Histoires du cinéma : un chant d’amour
Mandico s’amuse de ces sauts temporels et de ces hiatus esthétiques. Le gigantesque studio luxembourgeois dans lequel il a tourné était auparavant une usine sidérurgique. Ce changement d’usage du lieu sied à l’histoire du film autant qu’à celle de sa fabrication. Le cinéaste aime le remploi, le rapiéçage, autant que les références cinéphiliques, graphiques (il est un adorateur de l’heroic fantasy de Richard Corben, inspiré lui aussi par les romans de Robert E. Howard). Il s’amuse de ces proportions démesurées et se perche sur une grue – il l’habitude de cadrer lui-même – observant ses actrices (rejointes par Christophe Bier) d’un œil surplombant. Les costumes qu’enfilent les variations successives de Conann jouent avec les fétiches de la violence et de la masculinité en les détournant. L’image elle-même, que Mandico truque par des systèmes de projection ou des effets de lumière pendant au tournage, sans passer par des effets de post-production, tient de l’ornement, qui habille les actrices autant que leurs tenues, leurs perruques ou leurs maquillages.

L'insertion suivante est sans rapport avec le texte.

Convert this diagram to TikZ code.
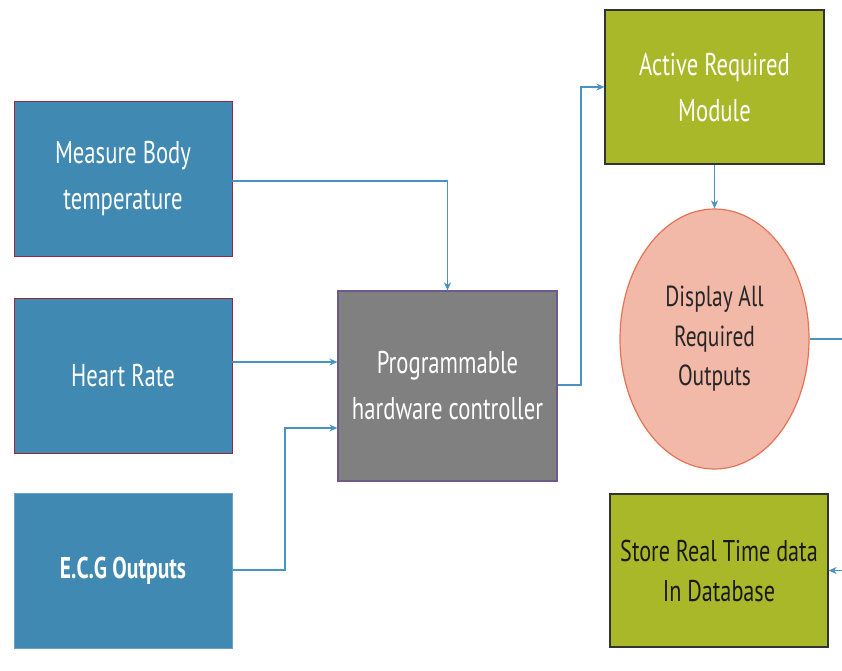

Son cinéma fait retour à l’âge d’or des studios et traverse l’aspect carnavalesque de la mise en scène, évoquant autant le délire baroque queer de Kenneth Anger que Salomé, le chef d’œuvre muet et méconnu de Charles Bryant. Le 35mm utilisé uniquement sur une moitié du photogramme crée un troublant effet de flou au milieu de l’image, qui masque ce que l’on aimerait voir. Rainer conduit l’héroïne dans les souvenirs de ses vies, depuis les cavernes du néolithique, jusqu’à un New-York post-industriel, en passant par une vénéneuse intrigue nazie queer. Conann à 25 ans, incarnée par Christa Théret, porte un plastron aux fils d’acier scintillants et flottant sur son torse. D’armure, le vêtement a les atours mais pas l’utilité. Tout est pour de faux ici, tout est rejoué en se mettant en scène. Les âges de la vie se côtoient, familiers et étrangers à la fois. Chaque nouvelle incarnation vient occire la précédente, laissant la version plus jeune d’elle-même pantelante comme une mue d’insecte. C’est la belle idée du film que la barbarie suprême de la vie est celle-là : vivre, c’est continuellement tuer sans merci sa propre jeunesse.
Il est nouveau que Mandico parle de politique, mette en scène le meurtre de la vieille Europe, et conspue les liens de corruption des artistes par le pouvoir et l’argent. Depuis le point de vue de son personnage mutant, Mandico met en scène les passages d’un monde mutant lui-même, où se répète à travers les âges une soif de domination. L’Histoire est pour Mandico un conte mensonger dont il extrait l’imagerie et la violence brute, une fable pour adultes qui, dans son fracas, désigne en riant les coutures de sa propre fabrication. Cette ironie et ce jeu du détournement ne vont pas sans prendre au sérieux l’Histoire du cinéma. Projeter Conann dans de multiples époques, c’est aussi prendre le plaisir, dans un seul film, de les revisiter toutes, de s’offrir tous les styles pour les remâcher en les assaisonnant, comme le font les artistes avec le corps de Conann.